NASA has released an enhanced colour mosaic that combines some of the sharpest views of Pluto which the US space agency’s New Horizons spacecraft obtained during its historic flyby of the icy-dwarf planet.
The pictures are part of a sequence taken near New Horizons’ closest approach to Pluto on July 14 this year, with resolutions of about 77-85 metres per pixel – showing features smaller than half a city block on Pluto’s surface.
Lower resolution colour data (at about 630 metres per pixel) were added to create the new image.
The images form a strip 80 kilometres wide, trending from the edge of ‘badlands’ northwest of the informally named Sputnik Planum, across the al-Idrisi mountains, onto the shoreline of Pluto’s ‘heart’ feature, and just into its icy plains.
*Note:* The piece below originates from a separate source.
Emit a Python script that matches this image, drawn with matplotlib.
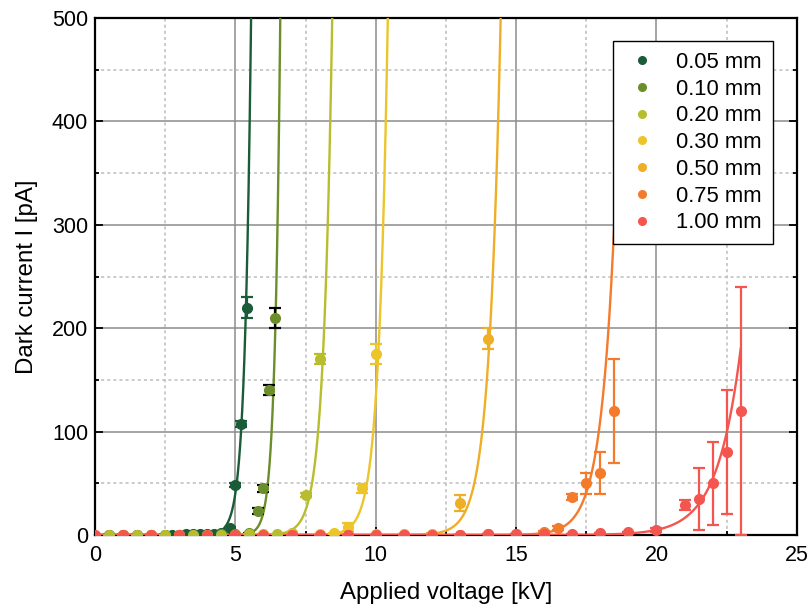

They combined pictures from the telescopic Long Range Reconnaissance Imager (LORRI) taken approximately 15 minutes before New Horizons’ closest approach to Pluto (from a range of only 17,000 kilometres) with colour data gathered by the Ralph/Multispectral Visible Imaging Camera (MVIC) 25 minutes before the LORRI pictures.
The wide variety of cratered, mountainous and glacial terrains seen in the images give scientists and the public alike a breathtaking, super-high-resolution colour window into Pluto’s geology.